Kidnapping a president is not “Liberation.” It is a crime against civilization.

This is how states collapse—not how they are reformed.

Let me be absolutely clear: the kidnapping of a sitting head of state and his spouse is not resistance, not justice, and not democracy. It is organized criminality at the highest level. Anyone who excuses such an act abandons the rule of law and embraces political barbarism.

History has already judged this behavior. It has never judged it kindly.

Under international law, kidnapping a president is a direct attack on the sovereignty of a nation. The United Nations Charter leaves no room for clever justifications or ideological wordplay. Article 2(4) commands that “All Members shall refrain… from the threat or use of force against the territorial integrity or political independence of any state.” Abduction is force. Period.
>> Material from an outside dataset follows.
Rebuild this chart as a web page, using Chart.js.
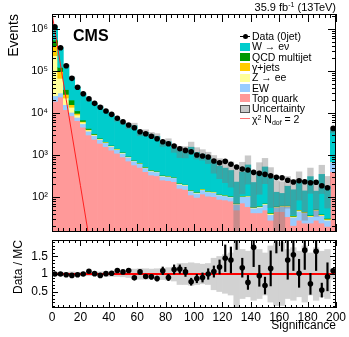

Those who would celebrate such a crime are not standing on moral high ground. They are standing in the shadow of some of the most destabilizing actions of the last century.

We Have Seen This Movie Before

Iran, 1953. Guatemala, 1954. Chile, 1973. Grenada, 1983. Libya, 2011.

Each case was sold to the public as a necessary intervention, a shortcut to freedom, a surgical strike against a “problem leader.” Each ended with shattered institutions, prolonged instability, and civilian suffering that far outlasted the propaganda slogans used to justify the initial crime.

In Iran, the overthrow of Mohammad Mossadegh did not bring democracy—it brought decades of authoritarian rule and regional blowback that still haunts the world. In Libya, the violent removal of Muammar Gaddafi fractured a state and turned it into a trafficking corridor, a failed nation, and a humanitarian disaster.

The lesson is obvious but routinely ignored: illegal force does not create legal outcomes.

Kidnapping Is Terrorism by Definition

The International Convention Against the Taking of Hostages is explicit. Hostage-taking is a crime when someone is seized to coerce a government or political body. There is no exemption for “popular” kidnappers or fashionable causes.

Calling a kidnapping “liberation” does not change its nature. It merely reveals the moral emptiness of the argument.

If masked men can seize a president today because they dislike him, then masked men can seize diplomats, judges, journalists, and civilians tomorrow. This is how states collapse—not how they are reformed.

The Dangerous Lie of “Ends Justify the Means”

The most reckless voices are those who insist that extraordinary crimes are acceptable if the target is unpopular. That logic is not revolutionary. It is nihilistic.

If kidnapping a president is acceptable today, then assassination becomes acceptable tomorrow. If mercenaries are heroes now, then warlords will be celebrated next. This is not speculation. It is a historical fact.

The United Nations was created to prevent exactly this descent into lawlessness. Its founding mission is to “save succeeding generations from the scourge of war.” Political abduction does the opposite—it accelerates conflict and invites retaliation.

A Red Line That Must Hold

This article does not defend Nicolás Maduro. It defends a global red line that separates law from chaos.

Kidnapping a head of state is a crime against international order. It must be condemned universally, prosecuted relentlessly, and rejected without euphemism. Silence or applause makes us all accomplices.

The choice is stark and unavoidable: law or jungle rules.

The United Nations has chosen law. And anyone who truly believes in peace, stability, and human dignity must choose it too—especially when emotions run high and restraint is hardest.

Because once kidnapping becomes policy, civilization is already in retreat.

Felipe Pagliery is a retired professor of history. He lives in West Palm Beach, Florida.